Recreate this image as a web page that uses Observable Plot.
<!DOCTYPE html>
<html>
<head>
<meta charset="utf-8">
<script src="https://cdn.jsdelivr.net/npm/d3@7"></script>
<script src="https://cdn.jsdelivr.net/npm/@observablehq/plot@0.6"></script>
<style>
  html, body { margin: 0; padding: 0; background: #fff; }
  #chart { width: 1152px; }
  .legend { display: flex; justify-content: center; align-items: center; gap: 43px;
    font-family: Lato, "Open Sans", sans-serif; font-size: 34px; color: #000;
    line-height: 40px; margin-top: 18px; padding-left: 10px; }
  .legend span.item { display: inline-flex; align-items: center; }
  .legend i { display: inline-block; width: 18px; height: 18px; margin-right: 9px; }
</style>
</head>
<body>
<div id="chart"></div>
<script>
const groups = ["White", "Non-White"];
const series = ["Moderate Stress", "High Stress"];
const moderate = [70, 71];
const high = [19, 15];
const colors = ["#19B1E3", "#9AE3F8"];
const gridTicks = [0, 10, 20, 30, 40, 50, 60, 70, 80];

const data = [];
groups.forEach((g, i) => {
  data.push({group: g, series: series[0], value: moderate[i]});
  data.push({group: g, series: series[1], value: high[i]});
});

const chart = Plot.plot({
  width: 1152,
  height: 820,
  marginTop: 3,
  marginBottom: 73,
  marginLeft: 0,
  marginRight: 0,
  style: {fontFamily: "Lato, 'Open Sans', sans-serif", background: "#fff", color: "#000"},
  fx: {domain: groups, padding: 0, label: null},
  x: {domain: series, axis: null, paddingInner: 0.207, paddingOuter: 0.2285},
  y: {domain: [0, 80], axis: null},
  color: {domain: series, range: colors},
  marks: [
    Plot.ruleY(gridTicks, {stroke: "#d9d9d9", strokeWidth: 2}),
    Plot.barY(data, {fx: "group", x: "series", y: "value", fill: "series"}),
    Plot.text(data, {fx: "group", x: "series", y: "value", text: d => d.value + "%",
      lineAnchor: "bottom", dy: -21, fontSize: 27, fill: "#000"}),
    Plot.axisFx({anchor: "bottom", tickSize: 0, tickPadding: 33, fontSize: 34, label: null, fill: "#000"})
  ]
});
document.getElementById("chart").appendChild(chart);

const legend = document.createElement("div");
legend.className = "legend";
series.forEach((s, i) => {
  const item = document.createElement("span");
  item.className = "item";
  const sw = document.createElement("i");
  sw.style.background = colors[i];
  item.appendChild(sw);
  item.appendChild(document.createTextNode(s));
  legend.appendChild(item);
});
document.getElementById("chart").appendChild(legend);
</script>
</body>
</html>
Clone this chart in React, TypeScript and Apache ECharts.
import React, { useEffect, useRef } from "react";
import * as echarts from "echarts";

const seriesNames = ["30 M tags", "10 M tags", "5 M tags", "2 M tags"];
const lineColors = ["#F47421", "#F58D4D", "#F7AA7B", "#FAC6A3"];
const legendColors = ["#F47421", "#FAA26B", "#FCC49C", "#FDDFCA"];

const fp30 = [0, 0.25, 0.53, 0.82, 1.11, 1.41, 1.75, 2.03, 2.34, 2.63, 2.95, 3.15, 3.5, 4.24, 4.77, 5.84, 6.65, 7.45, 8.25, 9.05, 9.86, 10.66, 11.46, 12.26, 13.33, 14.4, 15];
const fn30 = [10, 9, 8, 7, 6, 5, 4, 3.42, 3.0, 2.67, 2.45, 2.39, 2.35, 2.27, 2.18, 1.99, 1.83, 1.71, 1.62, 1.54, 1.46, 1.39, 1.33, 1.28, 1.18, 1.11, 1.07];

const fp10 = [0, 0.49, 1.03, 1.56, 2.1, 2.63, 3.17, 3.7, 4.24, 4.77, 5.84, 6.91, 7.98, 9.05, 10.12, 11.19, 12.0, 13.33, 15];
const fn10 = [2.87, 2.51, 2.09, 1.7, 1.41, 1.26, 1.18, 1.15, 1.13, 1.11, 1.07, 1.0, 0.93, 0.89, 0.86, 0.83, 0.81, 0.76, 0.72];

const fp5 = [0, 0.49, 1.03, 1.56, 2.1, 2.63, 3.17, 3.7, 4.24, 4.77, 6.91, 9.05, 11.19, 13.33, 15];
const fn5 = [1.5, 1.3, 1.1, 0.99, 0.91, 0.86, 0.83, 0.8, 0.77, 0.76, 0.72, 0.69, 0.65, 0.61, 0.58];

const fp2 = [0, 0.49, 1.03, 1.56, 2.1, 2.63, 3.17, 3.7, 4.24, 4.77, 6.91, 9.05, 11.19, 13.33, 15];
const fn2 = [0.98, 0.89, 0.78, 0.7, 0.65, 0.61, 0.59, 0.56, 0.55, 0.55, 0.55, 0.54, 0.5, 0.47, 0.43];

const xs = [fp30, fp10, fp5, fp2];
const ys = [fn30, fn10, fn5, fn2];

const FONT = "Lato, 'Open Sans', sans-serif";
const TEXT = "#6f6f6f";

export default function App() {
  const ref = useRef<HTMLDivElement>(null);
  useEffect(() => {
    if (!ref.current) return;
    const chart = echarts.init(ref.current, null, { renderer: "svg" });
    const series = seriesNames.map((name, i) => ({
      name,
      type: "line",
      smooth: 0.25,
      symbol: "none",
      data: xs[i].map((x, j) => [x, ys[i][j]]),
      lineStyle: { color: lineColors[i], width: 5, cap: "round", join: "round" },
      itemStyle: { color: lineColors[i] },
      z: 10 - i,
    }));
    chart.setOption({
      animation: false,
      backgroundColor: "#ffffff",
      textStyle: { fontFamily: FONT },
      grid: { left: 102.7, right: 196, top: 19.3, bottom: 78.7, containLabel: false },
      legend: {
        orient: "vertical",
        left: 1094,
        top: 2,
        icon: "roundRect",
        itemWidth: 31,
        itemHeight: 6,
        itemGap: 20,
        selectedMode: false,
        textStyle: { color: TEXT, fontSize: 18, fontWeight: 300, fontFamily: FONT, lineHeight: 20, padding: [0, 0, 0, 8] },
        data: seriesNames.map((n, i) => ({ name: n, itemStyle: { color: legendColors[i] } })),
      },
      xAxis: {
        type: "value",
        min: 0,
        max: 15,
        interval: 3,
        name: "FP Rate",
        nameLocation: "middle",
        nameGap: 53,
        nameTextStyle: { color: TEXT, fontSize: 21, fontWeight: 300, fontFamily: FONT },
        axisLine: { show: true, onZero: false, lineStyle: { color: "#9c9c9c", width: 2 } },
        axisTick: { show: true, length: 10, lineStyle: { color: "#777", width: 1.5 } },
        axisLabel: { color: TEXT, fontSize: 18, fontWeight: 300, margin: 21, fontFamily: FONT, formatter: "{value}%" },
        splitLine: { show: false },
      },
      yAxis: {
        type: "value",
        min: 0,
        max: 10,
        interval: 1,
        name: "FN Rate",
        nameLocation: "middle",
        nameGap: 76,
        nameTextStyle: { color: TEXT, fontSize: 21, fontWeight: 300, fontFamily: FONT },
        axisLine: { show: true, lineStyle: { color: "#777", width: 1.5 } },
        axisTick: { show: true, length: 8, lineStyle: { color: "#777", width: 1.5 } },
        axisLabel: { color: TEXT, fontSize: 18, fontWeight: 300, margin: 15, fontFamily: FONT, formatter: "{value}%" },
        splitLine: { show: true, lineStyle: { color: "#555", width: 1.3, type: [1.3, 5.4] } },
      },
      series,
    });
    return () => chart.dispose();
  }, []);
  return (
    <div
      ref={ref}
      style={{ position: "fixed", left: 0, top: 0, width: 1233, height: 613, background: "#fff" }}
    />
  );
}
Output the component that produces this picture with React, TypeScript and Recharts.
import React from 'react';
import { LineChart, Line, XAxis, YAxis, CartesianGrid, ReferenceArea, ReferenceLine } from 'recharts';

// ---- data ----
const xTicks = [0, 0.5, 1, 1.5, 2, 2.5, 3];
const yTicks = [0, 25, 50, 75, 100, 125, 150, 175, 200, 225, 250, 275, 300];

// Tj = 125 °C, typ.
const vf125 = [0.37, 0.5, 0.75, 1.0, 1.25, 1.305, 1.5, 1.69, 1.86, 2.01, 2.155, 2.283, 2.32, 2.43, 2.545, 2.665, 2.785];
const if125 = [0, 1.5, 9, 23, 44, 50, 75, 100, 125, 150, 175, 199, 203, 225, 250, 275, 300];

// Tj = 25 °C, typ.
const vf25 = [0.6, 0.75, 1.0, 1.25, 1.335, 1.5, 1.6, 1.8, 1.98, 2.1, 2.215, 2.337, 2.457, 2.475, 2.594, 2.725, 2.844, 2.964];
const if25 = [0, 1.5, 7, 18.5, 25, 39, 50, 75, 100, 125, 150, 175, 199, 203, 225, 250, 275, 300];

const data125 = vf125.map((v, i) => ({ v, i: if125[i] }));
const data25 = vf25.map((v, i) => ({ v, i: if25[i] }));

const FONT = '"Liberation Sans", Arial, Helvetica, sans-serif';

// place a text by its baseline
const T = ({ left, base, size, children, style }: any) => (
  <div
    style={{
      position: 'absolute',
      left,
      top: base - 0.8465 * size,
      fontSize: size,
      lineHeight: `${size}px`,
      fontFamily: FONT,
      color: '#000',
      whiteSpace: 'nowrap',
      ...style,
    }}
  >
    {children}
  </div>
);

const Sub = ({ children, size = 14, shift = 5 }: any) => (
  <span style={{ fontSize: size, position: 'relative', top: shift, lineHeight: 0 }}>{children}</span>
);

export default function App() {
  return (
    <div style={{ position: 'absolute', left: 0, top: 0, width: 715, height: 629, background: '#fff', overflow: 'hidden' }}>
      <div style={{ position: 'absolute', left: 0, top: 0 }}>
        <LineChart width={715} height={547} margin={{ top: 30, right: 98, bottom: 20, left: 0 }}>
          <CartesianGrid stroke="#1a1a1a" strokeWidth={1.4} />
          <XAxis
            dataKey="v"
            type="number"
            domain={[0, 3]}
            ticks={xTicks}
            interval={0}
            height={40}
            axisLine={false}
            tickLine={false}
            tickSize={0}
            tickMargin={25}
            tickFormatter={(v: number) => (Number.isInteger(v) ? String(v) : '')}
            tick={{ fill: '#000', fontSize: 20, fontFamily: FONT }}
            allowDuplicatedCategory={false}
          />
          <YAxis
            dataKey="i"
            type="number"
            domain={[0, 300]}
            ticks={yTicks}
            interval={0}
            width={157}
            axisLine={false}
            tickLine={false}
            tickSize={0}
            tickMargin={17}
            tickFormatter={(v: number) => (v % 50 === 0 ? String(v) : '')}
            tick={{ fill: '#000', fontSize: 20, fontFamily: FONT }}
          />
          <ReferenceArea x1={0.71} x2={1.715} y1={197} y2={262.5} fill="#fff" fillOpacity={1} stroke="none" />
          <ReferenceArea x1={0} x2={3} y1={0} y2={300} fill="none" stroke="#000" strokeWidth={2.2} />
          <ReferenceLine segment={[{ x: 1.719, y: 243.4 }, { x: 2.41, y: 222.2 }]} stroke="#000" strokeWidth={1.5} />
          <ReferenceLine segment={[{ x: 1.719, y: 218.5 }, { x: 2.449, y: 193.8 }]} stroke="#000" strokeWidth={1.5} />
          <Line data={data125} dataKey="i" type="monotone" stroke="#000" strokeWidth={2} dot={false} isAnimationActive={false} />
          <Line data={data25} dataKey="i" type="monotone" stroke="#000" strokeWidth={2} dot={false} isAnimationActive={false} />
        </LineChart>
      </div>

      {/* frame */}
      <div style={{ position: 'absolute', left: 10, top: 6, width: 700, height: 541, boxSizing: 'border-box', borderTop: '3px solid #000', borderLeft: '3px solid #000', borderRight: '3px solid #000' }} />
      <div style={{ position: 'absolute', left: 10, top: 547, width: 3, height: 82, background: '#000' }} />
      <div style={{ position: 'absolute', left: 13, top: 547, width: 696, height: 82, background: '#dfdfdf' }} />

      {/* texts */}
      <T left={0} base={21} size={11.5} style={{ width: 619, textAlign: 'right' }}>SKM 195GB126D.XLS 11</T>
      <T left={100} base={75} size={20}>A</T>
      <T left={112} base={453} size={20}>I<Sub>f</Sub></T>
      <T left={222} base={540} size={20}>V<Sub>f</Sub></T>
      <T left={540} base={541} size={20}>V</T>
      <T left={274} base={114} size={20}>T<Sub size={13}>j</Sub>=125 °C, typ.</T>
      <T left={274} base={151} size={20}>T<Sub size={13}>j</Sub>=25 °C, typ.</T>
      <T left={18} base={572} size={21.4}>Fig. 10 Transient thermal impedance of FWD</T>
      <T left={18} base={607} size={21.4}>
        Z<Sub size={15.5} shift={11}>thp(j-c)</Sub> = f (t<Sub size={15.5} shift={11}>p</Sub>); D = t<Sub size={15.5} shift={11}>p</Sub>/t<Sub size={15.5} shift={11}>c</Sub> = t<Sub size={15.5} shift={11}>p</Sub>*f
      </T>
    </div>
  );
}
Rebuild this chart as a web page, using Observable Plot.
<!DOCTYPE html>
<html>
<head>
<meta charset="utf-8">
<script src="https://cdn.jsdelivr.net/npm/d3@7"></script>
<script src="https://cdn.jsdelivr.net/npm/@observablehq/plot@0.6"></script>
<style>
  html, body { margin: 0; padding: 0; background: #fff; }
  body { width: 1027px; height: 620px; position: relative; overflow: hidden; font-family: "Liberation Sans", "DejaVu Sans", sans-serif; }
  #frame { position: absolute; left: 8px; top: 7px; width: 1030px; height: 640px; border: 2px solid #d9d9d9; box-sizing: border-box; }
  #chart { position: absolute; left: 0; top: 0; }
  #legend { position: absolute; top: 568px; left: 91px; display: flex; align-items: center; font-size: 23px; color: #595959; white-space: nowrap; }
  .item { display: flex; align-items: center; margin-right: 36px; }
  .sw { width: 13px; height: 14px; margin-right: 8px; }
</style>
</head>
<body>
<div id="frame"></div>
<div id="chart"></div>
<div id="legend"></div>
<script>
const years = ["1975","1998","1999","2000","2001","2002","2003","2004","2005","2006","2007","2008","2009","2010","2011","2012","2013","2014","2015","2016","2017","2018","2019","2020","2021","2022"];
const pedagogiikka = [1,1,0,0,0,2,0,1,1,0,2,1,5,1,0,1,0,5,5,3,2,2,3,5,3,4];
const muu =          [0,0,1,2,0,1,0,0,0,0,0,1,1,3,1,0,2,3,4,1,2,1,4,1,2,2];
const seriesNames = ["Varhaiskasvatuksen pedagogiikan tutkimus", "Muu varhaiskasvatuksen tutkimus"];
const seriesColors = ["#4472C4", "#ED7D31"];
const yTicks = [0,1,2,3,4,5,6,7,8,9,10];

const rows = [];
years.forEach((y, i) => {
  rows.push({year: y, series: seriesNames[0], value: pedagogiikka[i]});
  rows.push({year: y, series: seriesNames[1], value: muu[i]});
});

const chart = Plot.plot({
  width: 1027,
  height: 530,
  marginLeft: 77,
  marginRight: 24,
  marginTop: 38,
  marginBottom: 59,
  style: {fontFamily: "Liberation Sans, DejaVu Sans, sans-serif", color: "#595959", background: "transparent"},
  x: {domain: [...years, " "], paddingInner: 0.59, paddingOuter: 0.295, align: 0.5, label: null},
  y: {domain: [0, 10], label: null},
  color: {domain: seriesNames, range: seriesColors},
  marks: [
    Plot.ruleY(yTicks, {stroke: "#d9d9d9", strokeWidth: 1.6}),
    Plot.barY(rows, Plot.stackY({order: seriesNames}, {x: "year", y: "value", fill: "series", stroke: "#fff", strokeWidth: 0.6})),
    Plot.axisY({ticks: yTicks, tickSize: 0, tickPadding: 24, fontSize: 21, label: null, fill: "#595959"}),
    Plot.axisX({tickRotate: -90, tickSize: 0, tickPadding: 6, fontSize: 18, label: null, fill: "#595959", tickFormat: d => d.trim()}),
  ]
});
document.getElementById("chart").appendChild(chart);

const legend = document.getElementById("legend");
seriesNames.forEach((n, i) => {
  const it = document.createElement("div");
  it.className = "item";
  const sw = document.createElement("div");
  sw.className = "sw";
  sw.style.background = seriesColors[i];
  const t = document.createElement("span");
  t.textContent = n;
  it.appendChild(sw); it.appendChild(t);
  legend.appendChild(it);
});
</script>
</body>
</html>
========
▶ _REQUIREMENTS_: Only the lines from the one bearing "Clone this chart" through the one bearing "import * as" should be repeated, exactly as given.

▶ _RIGHT ANSWER_:
Clone this chart in React, TypeScript and Apache ECharts.
import React, { useEffect, useRef } from "react";
import * as echarts from "echarts";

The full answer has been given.